SEEFEUER

SEEFEUER“ von Gianfranco Rosi (B, K + R; Italien/Fr 2015; M: Stephano Grosso; 108 Minuten; Original m. deutschen UT; Start D: 28.07.2016); der diesjährige Berlinale-Siegerfilm. Ausgezeichnet mit dem „Goldenen Bären“. Der italienische Originaltitel „FUOCOAMMARE“ kann sowohl als „brennendes Meer“ wie auch „Leuchtturm“ übersetzt werden. Der deutsche Kinotitel ist dieser Doppelbezeichnung geschuldet: „SEEFEUER“ bezeichnet zu einen das Lichtsignal auf Leuchttürmen, zum anderen eine historische Brandwaffe, die vor allem gegen Schiffe zum Einsatz kam und nicht mit Wasser gelöscht werden konnte.

Die Insel Lampedusa hat eine Fläche von 20 Quadratkilometer, liegt 70 Meilen vor der Küste Afrikas und 120 Meilen vor der Küste Siziliens. In den letzten 20 Jahren sind circa 400.000 Migranten auf Lampedusa gelandet. Beim Versuch, den Kanal von Sizilien in Richtung Europa zu überqueren, starben schätzungsweise 15.000 Menschen.

Der Regisseur, Autor und Kameramann: GIANFRANCO ROSI, 1964 in Asmara, Eritrea, geboren. 2013 gewann er bei den Filmfestspielen von Venedig mit seinem Film „Das Andere Rom“ den Hauptpreis, den „Goldenen Löwen“.

„SEEFEUER“, ein Gedanken-Film. Ohne Ausrufungszeichen, stark in der Wirkung. Des „Banalen“. Ein Junge, Samuele, 12 Jahre alt. Streift auf der Insel herum. Mal alleine, mal mit einem Kumpan. Mit der Schleuder macht er Jagd auf Vögel (= was ihn ausgesprochen unsympathisch macht), man zielt auf Kakteen, die wie Menschengesichter aussehen. Samuele möchte eines Tages Fischer werden wie viele in seiner Familie vor ihm. Wir blicken mit auf seinen Alltag, Zwischen Mittagessen, schulischen Hausaufgaben, Arztbesuch, dem Basteln einer Holzschleuder. Die Zweckmäßigkeit des Alltags.

Kontrast: Das „Ankommen“ der Schiffe. Mit Flüchtlingen. Die fassungslosen Aufnahmen von ausgemergelten Menschen, die anfangs über Funk um Rettung flehten, weil ihr überfülltes Boot zu sinken drohte, und die jetzt „sichtbar“ werden.

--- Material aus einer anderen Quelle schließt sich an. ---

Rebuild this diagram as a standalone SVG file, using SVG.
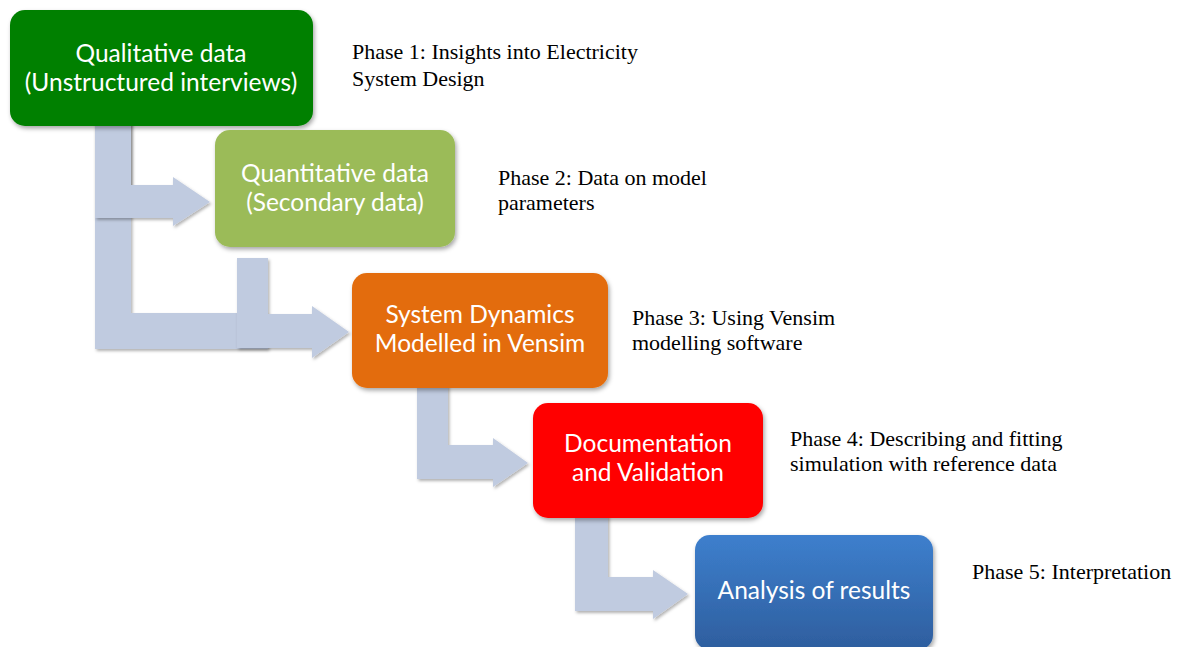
<svg xmlns="http://www.w3.org/2000/svg" width="1181" height="647" viewBox="0 0 1181 647">
  <defs>
    <filter id="shadow" x="-10%" y="-10%" width="130%" height="130%">
      <feDropShadow dx="1.5" dy="2.5" stdDeviation="2" flood-color="#000" flood-opacity="0.35"/>
    </filter>
    <filter id="arrowShadow" x="-10%" y="-10%" width="130%" height="130%">
      <feDropShadow dx="1.5" dy="2" stdDeviation="1.5" flood-color="#000" flood-opacity="0.3"/>
    </filter>
    <linearGradient id="blueFill" x1="0" y1="0" x2="0" y2="1">
      <stop offset="0" stop-color="#3D7FCD"/>
      <stop offset="1" stop-color="#2E5E9E"/>
    </linearGradient>
    <style>
      .arrow { fill: #C0CBE0; filter: url(#arrowShadow); }
      .box { filter: url(#shadow); }
      .label { font-family: Lato, "Open Sans", sans-serif; font-size: 24.5px; fill: #FFFFFF; text-anchor: middle; }
      .note { font-family: "Liberation Serif", "Times New Roman", serif; font-size: 22px; fill: #000000; }
    </style>
  </defs>

  <rect width="1181" height="647" fill="#FFFFFF"/>

  <!-- bent block arrows between phases -->
  <g id="connectors">
    <polygon class="arrow" points="95,120 131,120 131,313 268,313 268,349 95,349"/>
    <polygon class="arrow" points="95,120 131,120 131,185 173,185 173,177 210,202 173,226 173,218 95,218"/>
    <polygon class="arrow" points="237,258 268,258 268,314 312,314 312,306 349,332 312,358 312,348 237,348"/>
    <polygon class="arrow" points="417,384 448,384 448,445 493,445 493,438 528,463 493,487 493,479 417,479"/>
    <polygon class="arrow" points="575,514 608,514 608,577 653,577 653,570 688,594 653,619 653,611 575,611"/>
  </g>

  <g id="node-qualitative">
    <rect class="box" x="10" y="10" width="303" height="116" rx="15" fill="#008000"/>
    <text class="label" x="161" y="62">Qualitative data</text>
    <text class="label" x="161" y="91">(Unstructured interviews)</text>
  </g>

  <g id="node-quantitative">
    <rect class="box" x="215" y="130" width="240" height="117" rx="15" fill="#9BBB59"/>
    <text class="label" x="335" y="182">Quantitative data</text>
    <text class="label" x="335" y="211">(Secondary data)</text>
  </g>

  <g id="node-vensim">
    <rect class="box" x="352" y="273" width="256" height="115" rx="15" fill="#E36C09"/>
    <text class="label" x="480" y="323">System Dynamics</text>
    <text class="label" x="480" y="352">Modelled in Vensim</text>
  </g>

  <g id="node-validation">
    <rect class="box" x="533" y="403" width="230" height="115" rx="15" fill="#FF0000"/>
    <text class="label" x="648" y="452">Documentation</text>
    <text class="label" x="648" y="481">and Validation</text>
  </g>

  <g id="node-analysis">
    <rect class="box" x="695" y="535" width="238" height="115" rx="15" fill="url(#blueFill)"/>
    <text class="label" x="814" y="599">Analysis of results</text>
  </g>

  <g id="phase-notes">
    <text class="note" x="352" y="59">Phase 1: Insights into Electricity</text>
    <text class="note" x="352" y="86">System Design</text>
    <text class="note" x="498" y="185">Phase 2: Data on model</text>
    <text class="note" x="498" y="210">parameters</text>
    <text class="note" x="632" y="325">Phase 3: Using Vensim</text>
    <text class="note" x="632" y="350">modelling software</text>
    <text class="note" x="790" y="446">Phase 4: Describing and fitting</text>
    <text class="note" x="790" y="471">simulation with reference data</text>
    <text class="note" x="972" y="579">Phase 5: Interpretation</text>
  </g>
</svg>
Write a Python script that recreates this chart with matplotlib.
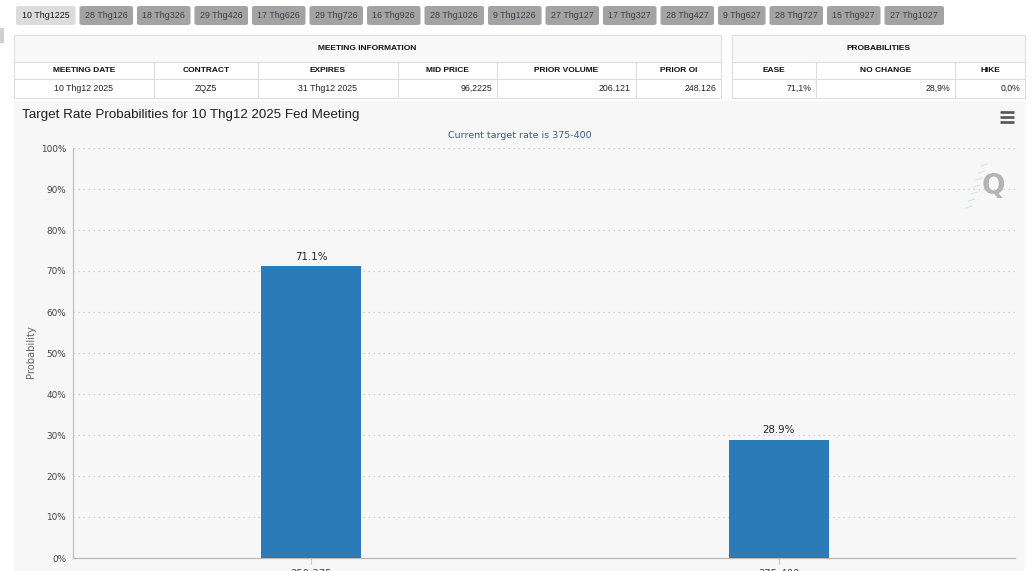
import matplotlib
matplotlib.use("Agg")
import matplotlib.pyplot as plt
from matplotlib.patches import Rectangle, FancyBboxPatch
from matplotlib.lines import Line2D

# ---------------- data ----------------
tab_labels = ["10 Thg1225", "28 Thg126", "18 Thg326", "29 Thg426", "17 Thg626",
              "29 Thg726", "16 Thg926", "28 Thg1026", "9 Thg1226", "27 Thg127",
              "17 Thg327", "28 Thg427", "9 Thg627", "28 Thg727", "15 Thg927",
              "27 Thg1027"]
meeting_title = "MEETING INFORMATION"
meeting_cols = ["MEETING DATE", "CONTRACT", "EXPIRES", "MID PRICE", "PRIOR VOLUME", "PRIOR OI"]
meeting_vals = ["10 Thg12 2025", "ZQZ5", "31 Thg12 2025", "96,2225", "206.121", "248.126"]
prob_title = "PROBABILITIES"
prob_cols = ["EASE", "NO CHANGE", "HIKE"]
prob_vals = ["71,1%", "28,9%", "0,0%"]

chart_title = "Target Rate Probabilities for 10 Thg12 2025 Fed Meeting"
chart_subtitle = "Current target rate is 375-400"
categories = ["350-375", "375-400"]
probabilities = [71.1, 28.9]
y_ticks = [0, 10, 20, 30, 40, 50, 60, 70, 80, 90, 100]

# ---------------- layout helpers ----------------
W, H = 1032, 571
fig = plt.figure(figsize=(W / 100, H / 100), dpi=100)
fig.patch.set_facecolor("white")
SANS = "Liberation Sans"


def fx(x):
    return x / W


def fy(y):
    return 1 - y / H


def rect(x0, y0, x1, y1, fc, ec="none", lw=0.8, z=1):
    fig.add_artist(Rectangle((fx(x0), fy(y1)), fx(x1) - fx(x0), fy(y0) - fy(y1),
                             transform=fig.transFigure, facecolor=fc, edgecolor=ec,
                             linewidth=lw, zorder=z))


def hline(x0, x1, y, color="#dedede", lw=0.8, z=2):
    fig.add_artist(Line2D([fx(x0), fx(x1)], [fy(y), fy(y)], transform=fig.transFigure,
                          color=color, linewidth=lw, zorder=z))


def vline(x, y0, y1, color="#dedede", lw=0.8, z=2):
    fig.add_artist(Line2D([fx(x), fx(x)], [fy(y0), fy(y1)], transform=fig.transFigure,
                          color=color, linewidth=lw, zorder=z))


# ---------------- tabs ----------------
x = 16
for i, lab in enumerate(tab_labels):
    w = 6 * len(lab) - 0.5
    fc = "#dcdcdc" if i == 0 else "#a3a3a3"
    tc = "#1a1a1a" if i == 0 else "#38424c"
    fig.add_artist(FancyBboxPatch((fx(x), fy(25)), fx(w), fy(6) - fy(25),
                                  boxstyle="round,pad=0,rounding_size=0.003",
                                  transform=fig.transFigure, facecolor=fc,
                                  edgecolor="none", zorder=2))
    fig.text(fx(x + w / 2), fy(15.5), lab, ha="center", va="center",
             fontsize=6.4, family=SANS, color=tc, zorder=3)
    x += w + 4

# small grey marker at left
rect(0, 28, 4, 43, "#d0d0d0")

# ---------------- tables ----------------
def draw_table(edges, title, cols, vals, aligns):
    x0, x1 = edges[0], edges[-1]
    rect(x0, 35, x1, 62, "#f9f9f9", z=1)
    rect(x0, 62, x1, 98, "white", z=1)
    rect(x0, 35, x1, 98, "none", ec="#dedede", lw=0.8, z=2)
    hline(x0, x1, 62)
    hline(x0, x1, 79)
    for e in edges[1:-1]:
        vline(e, 62, 98)
    fig.text(fx((x0 + x1) / 2), fy(48.5), title, ha="center", va="center",
             fontsize=6, weight="bold", family=SANS, color="#111", zorder=3)
    for j, (c, v) in enumerate(zip(cols, vals)):
        a, b = edges[j], edges[j + 1]
        fig.text(fx((a + b) / 2), fy(71), c, ha="center", va="center",
                 fontsize=6, weight="bold", family=SANS, color="#111", zorder=3)
        if aligns[j] == "center":
            fig.text(fx((a + b) / 2), fy(88.5), v, ha="center", va="center",
                     fontsize=6.3, family=SANS, color="#222", zorder=3)
        else:
            fig.text(fx(b - 5), fy(88.5), v, ha="right", va="center",
                     fontsize=6.3, family=SANS, color="#222", zorder=3)


draw_table([14, 154, 258, 398, 497, 636, 721], meeting_title, meeting_cols, meeting_vals,
           ["center", "center", "center", "right", "right", "right"])
draw_table([732, 816, 955, 1025], prob_title, prob_cols, prob_vals,
           ["right", "right", "right"])

# ---------------- chart background ----------------
rect(14, 101, 1025, 571, "#f7f7f7", z=0)

fig.text(fx(22), fy(115), chart_title, ha="left", va="center", fontsize=9.6,
         family=SANS, color="#1e1e1e")
fig.text(fx(520), fy(135), chart_subtitle, ha="center", va="center", fontsize=6.8,
         family="DejaVu Sans", color="#3b5f82")
fig.text(fx(31), fy(352), "Probability", ha="center", va="center", rotation=90,
         fontsize=7.2, family="DejaVu Sans", color="#666666")

# hamburger menu icon
for yy in (112, 117, 122):
    fig.add_artist(Line2D([fx(1000), fx(1014)], [fy(yy), fy(yy)],
                          transform=fig.transFigure, color="#555555", linewidth=1.9,
                          solid_capstyle="butt"))

# watermark
for k in range(7):
    fig.add_artist(Line2D([fx(966 + k * 2.5), fx(972 + k * 2.5)],
                          [fy(208 - k * 7), fy(206 - k * 7)],
                          transform=fig.transFigure, color="#cfe7ef", linewidth=0.8))
fig.text(fx(993), fy(186), "Q", ha="center", va="center", fontsize=20, weight="bold",
         family="DejaVu Sans", color="#b4b4b4")

# ---------------- bar chart ----------------
ax = fig.add_axes([fx(73), fy(558), fx(1015) - fx(73), fy(148) - fy(558)])
ax.set_facecolor("none")
xs = list(range(len(categories)))
bars = ax.bar(xs, probabilities, width=0.214, color="#2b7bb9", zorder=3)
ax.set_xlim(-0.51, len(categories) - 0.495)
ax.set_ylim(0, 100)
ax.set_yticks(y_ticks)
ax.set_yticklabels([f"{t}%" for t in y_ticks])
ax.set_xticks(xs)
ax.set_xticklabels(categories)
ax.tick_params(axis="y", length=0, pad=5, labelsize=6.4, labelcolor="#444444")
ax.tick_params(axis="x", length=4, color="#cccccc", pad=4, labelsize=7.2,
               labelcolor="#444444")
for lab in ax.get_xticklabels() + ax.get_yticklabels():
    lab.set_family("DejaVu Sans")
ax.grid(axis="y", linestyle=(0, (1, 3)), color="#c8c8c8", linewidth=0.9, zorder=0)
ax.grid(axis="x", visible=False)
for s in ("top", "right"):
    ax.spines[s].set_visible(False)
ax.spines["left"].set_color("#c0c0c0")
ax.spines["bottom"].set_color("#b8b8b8")
ax.spines["left"].set_linewidth(0.9)
ax.spines["bottom"].set_linewidth(0.9)

for xi, v in zip(xs, probabilities):
    ax.annotate(f"{v}%", (xi, v), xytext=(0, 3.5), textcoords="offset points",
                ha="center", va="bottom", fontsize=7.4, family="DejaVu Sans",
                color="#222222")

fig.savefig("out.png", dpi=100, facecolor="white")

Auf Interviews verzichtet Gianfranco Rosi, er verlässt auf die Kraft der erschütternden Bilder. Einmal nähert sich die Kamera doch einem jungen Mann, wenn er klagend rappt über das grauenvoll Erlebte: Hunger, Durst, Folter, Ertrinken.

Der Insel-Arzt zeigt Fotos und berichtet empathisch über die fürchterlichen gesundheitlichen Zustände vieler Flüchtlinge.

Kontrast: Die Großtante bereitet das Essen vor, kommentiert knapp eine neue Flüchtlingskatastrophe auf dem Meer, bestellt beim Rundfunk ein Lieblingslied. Ein Harpunenmann sammelt an der Felsküste unter Wasser Seesterne ein.

Der Mikrokosmos auf Lampedusa. Wo sich Schnitt-Stellen von Leben kreuzt. Einerseits der kleine einheimische Junge mit seinen Gefühlen, Hoffnungen und Träumen, andererseits die vielen namenlosen Menschen, die gehofft haben, hier anzukommen. Um weiterleben zu können. Und schließlich doch: der grausame Blick in das Innere des Flüchtlingsschiffes.

Wir sind „Samuele“. Der eigene Alltag. Mit seinem vielen täglichen „Normalen“. Den Fügungen. Pietro Bartolo, dem Arzt, kommen die Tränen: „Jeder, der von sich behauptet, ein Mensch zu sein, hat die Pflicht, diesen Leuten zu helfen“. Dort wie hier (= 4 PÖNIs).